■ Data section:
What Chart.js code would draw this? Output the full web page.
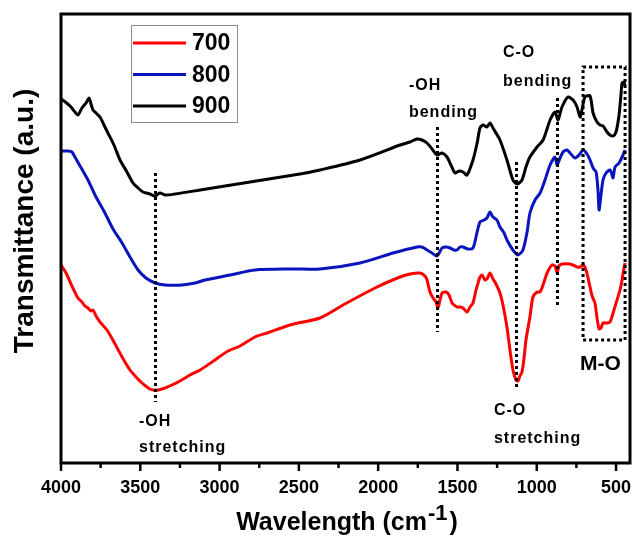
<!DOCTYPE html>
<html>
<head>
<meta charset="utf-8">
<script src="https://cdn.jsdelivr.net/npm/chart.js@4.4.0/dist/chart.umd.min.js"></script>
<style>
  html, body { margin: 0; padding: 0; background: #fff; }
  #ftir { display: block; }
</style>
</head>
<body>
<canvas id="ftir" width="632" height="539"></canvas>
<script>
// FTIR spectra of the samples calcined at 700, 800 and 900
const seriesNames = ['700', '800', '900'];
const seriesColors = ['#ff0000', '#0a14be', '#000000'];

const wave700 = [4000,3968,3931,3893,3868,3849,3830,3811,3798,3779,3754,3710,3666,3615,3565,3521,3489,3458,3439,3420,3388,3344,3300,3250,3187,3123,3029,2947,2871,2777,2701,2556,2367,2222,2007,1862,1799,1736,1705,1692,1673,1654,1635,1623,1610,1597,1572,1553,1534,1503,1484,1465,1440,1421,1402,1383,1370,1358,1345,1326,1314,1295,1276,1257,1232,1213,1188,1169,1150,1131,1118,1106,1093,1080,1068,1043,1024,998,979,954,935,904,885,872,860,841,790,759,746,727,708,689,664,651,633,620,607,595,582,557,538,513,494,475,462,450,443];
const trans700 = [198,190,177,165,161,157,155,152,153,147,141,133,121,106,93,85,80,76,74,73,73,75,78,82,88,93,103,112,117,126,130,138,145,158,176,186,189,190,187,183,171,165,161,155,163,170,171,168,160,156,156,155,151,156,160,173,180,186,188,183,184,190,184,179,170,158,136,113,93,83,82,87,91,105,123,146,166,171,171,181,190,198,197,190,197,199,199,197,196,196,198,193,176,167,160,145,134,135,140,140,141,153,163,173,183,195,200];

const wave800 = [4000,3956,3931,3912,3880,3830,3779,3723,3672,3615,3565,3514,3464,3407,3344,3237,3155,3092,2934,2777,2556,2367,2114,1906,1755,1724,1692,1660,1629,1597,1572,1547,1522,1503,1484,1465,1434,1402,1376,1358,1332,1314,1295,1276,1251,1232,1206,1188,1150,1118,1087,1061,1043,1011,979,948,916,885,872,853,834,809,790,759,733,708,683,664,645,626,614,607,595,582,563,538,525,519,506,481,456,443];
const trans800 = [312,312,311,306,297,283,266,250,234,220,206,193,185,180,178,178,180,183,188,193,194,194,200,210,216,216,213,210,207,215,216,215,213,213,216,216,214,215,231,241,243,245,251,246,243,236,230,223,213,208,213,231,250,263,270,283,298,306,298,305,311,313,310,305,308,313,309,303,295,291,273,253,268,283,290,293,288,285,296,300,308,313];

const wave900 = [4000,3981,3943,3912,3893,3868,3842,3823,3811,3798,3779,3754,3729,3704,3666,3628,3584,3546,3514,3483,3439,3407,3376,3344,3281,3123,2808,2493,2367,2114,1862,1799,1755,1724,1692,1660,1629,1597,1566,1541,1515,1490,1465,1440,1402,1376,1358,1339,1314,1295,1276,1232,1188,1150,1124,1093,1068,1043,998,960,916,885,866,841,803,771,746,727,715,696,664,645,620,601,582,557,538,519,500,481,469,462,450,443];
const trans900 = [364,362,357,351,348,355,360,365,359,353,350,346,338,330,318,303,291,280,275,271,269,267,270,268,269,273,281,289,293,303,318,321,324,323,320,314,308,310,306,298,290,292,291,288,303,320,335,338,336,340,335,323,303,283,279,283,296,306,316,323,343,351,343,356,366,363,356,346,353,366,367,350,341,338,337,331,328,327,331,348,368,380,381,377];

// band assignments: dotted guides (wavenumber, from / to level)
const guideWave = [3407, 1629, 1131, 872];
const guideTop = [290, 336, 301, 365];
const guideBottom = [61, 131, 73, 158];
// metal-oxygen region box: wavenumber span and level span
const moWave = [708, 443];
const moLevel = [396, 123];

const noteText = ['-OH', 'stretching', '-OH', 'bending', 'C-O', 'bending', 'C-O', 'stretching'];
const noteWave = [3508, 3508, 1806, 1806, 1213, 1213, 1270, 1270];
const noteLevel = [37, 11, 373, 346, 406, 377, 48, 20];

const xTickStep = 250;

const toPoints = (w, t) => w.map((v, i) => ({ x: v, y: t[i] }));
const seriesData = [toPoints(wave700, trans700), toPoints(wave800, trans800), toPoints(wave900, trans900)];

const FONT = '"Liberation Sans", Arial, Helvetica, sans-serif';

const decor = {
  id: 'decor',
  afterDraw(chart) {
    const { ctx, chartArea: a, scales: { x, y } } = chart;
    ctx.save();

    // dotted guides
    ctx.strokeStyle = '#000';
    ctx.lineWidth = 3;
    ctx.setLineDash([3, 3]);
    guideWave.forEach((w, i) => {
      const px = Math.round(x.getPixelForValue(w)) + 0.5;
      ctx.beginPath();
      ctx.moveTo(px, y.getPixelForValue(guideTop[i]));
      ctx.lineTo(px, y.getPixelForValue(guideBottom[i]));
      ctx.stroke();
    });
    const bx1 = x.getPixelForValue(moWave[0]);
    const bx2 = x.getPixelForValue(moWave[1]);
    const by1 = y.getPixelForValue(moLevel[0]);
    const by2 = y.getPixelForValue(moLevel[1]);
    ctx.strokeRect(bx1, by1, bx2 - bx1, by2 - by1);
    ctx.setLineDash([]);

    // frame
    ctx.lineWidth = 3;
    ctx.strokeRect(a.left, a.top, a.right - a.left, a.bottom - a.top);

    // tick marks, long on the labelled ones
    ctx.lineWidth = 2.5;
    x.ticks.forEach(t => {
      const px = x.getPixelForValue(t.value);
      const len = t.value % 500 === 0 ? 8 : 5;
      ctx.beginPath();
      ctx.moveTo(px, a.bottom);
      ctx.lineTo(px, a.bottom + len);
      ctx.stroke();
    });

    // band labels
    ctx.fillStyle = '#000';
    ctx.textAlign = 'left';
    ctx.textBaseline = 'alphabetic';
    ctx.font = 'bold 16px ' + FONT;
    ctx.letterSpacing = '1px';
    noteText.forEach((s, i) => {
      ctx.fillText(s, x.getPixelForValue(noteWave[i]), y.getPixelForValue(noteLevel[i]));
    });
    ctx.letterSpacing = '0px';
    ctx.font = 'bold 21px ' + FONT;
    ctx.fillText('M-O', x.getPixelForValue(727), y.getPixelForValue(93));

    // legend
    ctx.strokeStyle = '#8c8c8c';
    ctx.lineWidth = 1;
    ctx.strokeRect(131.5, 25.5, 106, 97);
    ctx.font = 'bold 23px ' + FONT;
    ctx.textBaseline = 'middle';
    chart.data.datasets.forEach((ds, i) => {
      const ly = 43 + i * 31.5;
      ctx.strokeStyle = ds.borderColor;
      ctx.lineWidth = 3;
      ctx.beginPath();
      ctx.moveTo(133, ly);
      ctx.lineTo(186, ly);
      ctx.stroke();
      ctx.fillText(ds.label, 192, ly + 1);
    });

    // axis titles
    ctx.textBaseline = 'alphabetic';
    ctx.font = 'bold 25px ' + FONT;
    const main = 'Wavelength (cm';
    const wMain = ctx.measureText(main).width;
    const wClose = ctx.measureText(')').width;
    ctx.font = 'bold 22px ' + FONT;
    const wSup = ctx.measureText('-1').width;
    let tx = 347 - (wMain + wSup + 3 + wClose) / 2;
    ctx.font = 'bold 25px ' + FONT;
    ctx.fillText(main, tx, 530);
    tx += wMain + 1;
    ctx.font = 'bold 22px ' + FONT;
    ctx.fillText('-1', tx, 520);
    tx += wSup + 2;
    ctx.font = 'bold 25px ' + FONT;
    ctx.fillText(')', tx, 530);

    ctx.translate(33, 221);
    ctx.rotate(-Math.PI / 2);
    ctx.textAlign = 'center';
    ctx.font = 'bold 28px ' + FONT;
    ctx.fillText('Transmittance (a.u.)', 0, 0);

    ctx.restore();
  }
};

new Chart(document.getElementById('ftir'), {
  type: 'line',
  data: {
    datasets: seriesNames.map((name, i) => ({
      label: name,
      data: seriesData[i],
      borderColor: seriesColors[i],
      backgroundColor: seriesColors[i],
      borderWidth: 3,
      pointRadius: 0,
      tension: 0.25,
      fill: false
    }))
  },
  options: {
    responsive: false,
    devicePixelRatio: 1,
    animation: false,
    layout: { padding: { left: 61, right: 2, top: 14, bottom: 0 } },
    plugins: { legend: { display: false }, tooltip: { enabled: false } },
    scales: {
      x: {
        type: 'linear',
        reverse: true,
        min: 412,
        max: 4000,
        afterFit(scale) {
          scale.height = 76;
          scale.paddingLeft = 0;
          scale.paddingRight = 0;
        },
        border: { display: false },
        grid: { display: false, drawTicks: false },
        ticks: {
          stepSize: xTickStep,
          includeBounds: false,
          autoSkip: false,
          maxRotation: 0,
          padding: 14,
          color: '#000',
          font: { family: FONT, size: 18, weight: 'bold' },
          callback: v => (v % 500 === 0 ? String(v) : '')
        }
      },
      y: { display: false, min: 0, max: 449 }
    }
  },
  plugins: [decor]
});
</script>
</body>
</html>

...

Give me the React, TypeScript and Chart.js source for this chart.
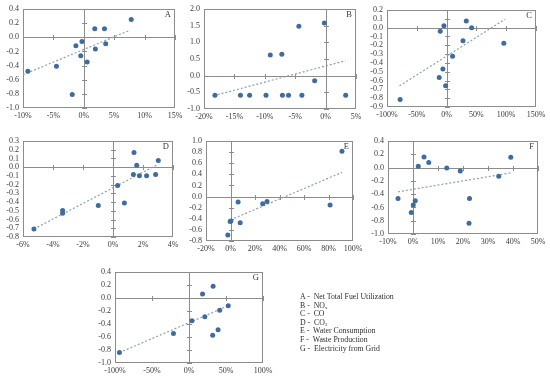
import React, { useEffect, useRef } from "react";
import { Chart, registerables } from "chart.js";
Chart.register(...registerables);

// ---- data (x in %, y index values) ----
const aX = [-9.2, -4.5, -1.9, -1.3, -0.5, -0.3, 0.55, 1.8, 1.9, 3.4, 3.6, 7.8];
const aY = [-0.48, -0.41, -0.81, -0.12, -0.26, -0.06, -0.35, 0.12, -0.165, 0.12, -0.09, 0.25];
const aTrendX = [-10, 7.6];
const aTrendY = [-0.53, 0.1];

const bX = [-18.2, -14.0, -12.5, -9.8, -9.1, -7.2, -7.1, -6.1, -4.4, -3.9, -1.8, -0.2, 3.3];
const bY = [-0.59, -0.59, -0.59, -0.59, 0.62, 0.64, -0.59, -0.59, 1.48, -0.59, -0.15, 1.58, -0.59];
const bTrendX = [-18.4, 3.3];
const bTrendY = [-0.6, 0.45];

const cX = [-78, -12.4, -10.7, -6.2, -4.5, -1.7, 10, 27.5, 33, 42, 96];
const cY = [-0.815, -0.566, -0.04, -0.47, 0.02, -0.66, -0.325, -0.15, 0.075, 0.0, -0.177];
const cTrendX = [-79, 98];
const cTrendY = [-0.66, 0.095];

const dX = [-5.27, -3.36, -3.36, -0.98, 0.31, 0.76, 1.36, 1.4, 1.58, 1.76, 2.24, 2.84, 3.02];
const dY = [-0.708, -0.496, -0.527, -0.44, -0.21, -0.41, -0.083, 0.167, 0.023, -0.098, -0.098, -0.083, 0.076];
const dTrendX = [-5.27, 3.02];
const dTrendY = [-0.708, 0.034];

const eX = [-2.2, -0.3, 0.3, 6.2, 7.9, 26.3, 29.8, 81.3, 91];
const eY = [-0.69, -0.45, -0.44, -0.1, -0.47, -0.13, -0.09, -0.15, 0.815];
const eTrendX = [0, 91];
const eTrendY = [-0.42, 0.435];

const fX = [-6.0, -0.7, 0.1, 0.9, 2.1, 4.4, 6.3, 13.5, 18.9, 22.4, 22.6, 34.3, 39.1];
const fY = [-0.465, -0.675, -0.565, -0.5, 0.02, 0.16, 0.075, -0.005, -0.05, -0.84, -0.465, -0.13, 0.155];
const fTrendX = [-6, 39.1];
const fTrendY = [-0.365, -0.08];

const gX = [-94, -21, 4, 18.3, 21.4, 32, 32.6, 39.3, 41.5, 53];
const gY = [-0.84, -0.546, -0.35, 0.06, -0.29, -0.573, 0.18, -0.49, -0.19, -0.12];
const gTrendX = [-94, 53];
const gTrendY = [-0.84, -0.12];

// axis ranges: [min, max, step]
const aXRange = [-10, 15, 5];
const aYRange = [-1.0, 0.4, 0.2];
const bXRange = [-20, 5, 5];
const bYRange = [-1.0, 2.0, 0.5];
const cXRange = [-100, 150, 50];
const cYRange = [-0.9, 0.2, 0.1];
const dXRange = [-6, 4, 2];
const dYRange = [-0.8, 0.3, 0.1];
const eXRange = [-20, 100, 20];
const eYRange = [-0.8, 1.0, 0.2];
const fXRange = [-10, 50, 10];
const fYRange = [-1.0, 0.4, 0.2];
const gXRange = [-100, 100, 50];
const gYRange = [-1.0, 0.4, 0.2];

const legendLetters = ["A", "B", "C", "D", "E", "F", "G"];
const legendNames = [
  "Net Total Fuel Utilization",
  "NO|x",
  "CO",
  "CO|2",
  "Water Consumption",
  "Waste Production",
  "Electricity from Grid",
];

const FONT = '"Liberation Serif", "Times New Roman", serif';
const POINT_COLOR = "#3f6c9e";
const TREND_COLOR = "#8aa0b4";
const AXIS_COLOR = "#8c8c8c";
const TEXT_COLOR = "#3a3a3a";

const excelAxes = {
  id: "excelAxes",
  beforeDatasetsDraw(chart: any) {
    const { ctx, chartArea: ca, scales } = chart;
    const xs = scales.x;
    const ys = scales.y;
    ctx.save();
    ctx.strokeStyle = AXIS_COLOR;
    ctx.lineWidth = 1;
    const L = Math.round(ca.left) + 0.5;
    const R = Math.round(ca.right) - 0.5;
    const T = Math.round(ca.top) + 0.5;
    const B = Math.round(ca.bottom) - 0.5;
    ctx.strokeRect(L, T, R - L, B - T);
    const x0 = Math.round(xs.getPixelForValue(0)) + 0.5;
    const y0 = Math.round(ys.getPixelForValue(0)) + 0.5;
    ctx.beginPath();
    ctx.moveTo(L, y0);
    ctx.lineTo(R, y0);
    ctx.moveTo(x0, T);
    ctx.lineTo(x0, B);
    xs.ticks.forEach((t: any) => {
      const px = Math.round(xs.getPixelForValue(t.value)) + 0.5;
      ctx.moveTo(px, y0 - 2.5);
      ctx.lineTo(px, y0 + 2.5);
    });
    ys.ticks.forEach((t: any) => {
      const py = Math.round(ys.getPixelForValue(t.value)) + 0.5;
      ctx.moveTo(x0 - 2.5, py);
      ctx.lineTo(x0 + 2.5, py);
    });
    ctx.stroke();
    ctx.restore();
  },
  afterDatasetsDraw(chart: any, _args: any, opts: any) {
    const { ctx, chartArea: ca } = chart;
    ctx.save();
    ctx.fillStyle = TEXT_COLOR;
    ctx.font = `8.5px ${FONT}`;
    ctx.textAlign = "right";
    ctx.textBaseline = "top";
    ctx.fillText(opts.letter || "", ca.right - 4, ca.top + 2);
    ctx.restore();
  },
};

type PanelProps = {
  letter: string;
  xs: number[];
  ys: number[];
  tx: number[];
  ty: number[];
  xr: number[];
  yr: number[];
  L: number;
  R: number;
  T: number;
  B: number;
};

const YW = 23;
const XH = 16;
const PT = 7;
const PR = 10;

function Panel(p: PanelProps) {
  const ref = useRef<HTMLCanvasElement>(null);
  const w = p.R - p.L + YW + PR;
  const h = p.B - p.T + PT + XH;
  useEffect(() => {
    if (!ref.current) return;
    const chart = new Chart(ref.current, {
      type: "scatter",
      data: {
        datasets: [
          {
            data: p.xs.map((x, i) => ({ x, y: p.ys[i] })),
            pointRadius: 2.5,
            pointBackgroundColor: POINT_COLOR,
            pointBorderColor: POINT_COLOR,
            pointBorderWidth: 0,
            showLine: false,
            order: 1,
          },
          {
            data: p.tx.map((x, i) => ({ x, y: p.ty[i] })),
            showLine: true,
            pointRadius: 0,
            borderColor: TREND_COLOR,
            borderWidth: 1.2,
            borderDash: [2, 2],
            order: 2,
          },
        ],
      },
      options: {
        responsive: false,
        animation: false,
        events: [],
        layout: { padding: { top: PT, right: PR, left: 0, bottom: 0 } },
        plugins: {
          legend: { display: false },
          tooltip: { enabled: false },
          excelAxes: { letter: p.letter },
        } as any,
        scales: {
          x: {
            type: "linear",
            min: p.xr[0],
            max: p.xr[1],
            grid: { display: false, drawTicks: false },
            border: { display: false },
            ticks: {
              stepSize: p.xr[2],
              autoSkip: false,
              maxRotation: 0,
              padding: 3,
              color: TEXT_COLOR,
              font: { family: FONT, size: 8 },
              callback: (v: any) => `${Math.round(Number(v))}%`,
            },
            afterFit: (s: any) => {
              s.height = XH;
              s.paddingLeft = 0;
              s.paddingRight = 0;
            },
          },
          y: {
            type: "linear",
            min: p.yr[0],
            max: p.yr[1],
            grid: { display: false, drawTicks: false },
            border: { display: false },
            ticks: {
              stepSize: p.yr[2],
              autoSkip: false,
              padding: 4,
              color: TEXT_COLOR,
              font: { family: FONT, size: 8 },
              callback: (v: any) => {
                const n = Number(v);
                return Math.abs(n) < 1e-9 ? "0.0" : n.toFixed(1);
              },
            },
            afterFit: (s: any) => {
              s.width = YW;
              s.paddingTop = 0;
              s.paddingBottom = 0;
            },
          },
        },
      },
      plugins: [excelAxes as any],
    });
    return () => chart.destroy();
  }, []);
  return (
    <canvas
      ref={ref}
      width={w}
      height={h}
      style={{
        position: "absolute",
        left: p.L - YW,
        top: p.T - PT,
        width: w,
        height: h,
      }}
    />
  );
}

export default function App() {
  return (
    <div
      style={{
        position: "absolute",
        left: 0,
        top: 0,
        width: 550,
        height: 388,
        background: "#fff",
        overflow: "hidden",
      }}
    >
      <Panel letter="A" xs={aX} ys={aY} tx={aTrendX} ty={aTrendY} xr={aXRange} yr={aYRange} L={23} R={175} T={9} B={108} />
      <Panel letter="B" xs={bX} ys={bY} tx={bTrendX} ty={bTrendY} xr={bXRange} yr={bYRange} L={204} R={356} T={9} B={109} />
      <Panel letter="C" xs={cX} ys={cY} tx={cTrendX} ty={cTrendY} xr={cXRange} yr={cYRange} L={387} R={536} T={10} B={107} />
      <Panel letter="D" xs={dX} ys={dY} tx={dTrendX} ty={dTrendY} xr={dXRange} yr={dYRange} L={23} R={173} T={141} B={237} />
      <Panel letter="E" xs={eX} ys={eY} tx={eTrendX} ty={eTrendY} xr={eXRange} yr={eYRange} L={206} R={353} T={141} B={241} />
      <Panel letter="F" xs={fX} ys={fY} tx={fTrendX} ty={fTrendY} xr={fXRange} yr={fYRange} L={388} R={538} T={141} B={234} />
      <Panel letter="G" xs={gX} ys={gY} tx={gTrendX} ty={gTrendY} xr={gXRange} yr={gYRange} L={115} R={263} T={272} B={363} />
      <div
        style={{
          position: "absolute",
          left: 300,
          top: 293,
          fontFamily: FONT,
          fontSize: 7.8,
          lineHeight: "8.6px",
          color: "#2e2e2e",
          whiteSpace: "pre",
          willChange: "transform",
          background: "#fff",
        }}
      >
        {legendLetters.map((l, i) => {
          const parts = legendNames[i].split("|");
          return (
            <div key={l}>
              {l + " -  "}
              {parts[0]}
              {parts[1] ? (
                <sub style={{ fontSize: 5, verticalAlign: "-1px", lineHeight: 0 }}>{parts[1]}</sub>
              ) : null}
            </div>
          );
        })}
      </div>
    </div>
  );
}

■ Directions for this task:
Within the listing above, extract exactly the lines that run from the one containing "What Chart.js code" through the one containing "const seriesColors = ['#ff0000', '#0a14be', '#000000'];", excluding any pictures.

■ Task result:
What Chart.js code would draw this? Output the full web page.
<!DOCTYPE html>
<html>
<head>
<meta charset="utf-8">
<script src="https://cdn.jsdelivr.net/npm/chart.js@4.4.0/dist/chart.umd.min.js"></script>
<style>
  html, body { margin: 0; padding: 0; background: #fff; }
  #ftir { display: block; }
</style>
</head>
<body>
<canvas id="ftir" width="632" height="539"></canvas>
<script>
// FTIR spectra of the samples calcined at 700, 800 and 900
const seriesNames = ['700', '800', '900'];
const seriesColors = ['#ff0000', '#0a14be', '#000000'];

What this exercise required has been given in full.